After retracing his course, Bookout returns to Ely at 6:20 am for breakfast. He’s paid a base salary of $850 per month plus a $250 monthly bonus for flying six days per week.
Finally, the obituary section notes the passing of B. Traven, or at least Traven Torsvan Croves, formerly Hal Croves, who may or may not have been writer B. Traven, best known as the author of The Treasure of the Sierra Madre which was made into the classic 1948 film by John Huston. Huston had thought Croves was Traven, as Croves was on location for filming of Treasure in 1947, but Croves was there as Craven’s agent. Wikipedia actually has a very detailed page with several of the B. Traven theories, check it out if this sparked your interest any.

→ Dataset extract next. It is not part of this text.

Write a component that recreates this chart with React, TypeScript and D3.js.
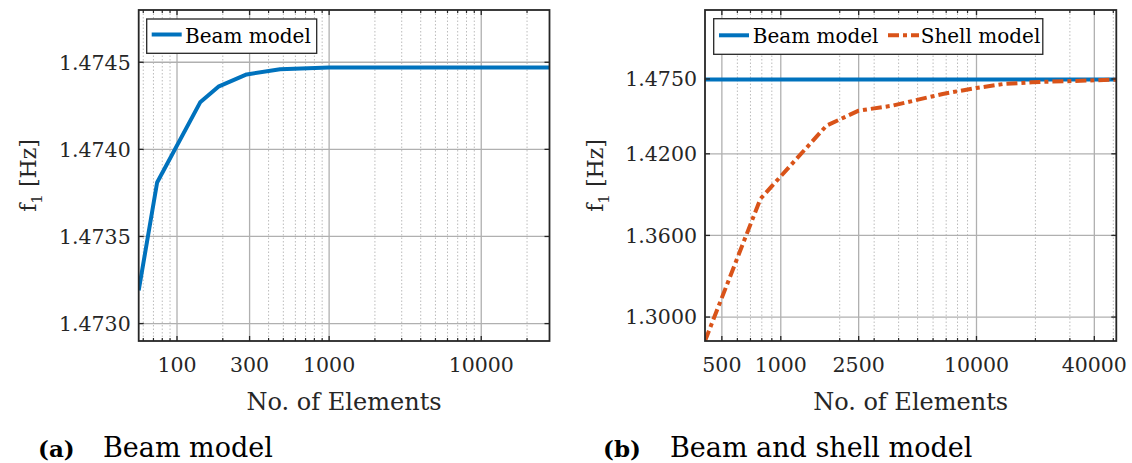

And that closes another old magazine back issue. I find the nostalgia of Newsweek during its more left-leaning Katherine Graham times interesting. On my page about the history of Newsweek I wrote, “Newsweek distinguished itself from Time during the 1960’s by appealing to younger readers through their presentation of the two big stories of the period: race relations and angst over Vietnam.” I suppose as a publication still interested in appealing to mainstream America, Newsweek remained far from revolutionary, but putting my hands-on this particular issue, my actual experience doesn’t jibe with my previous research. As we surely page through more issues of Newsweek in the future I’ll be curious to see if they also remember the past so fondly.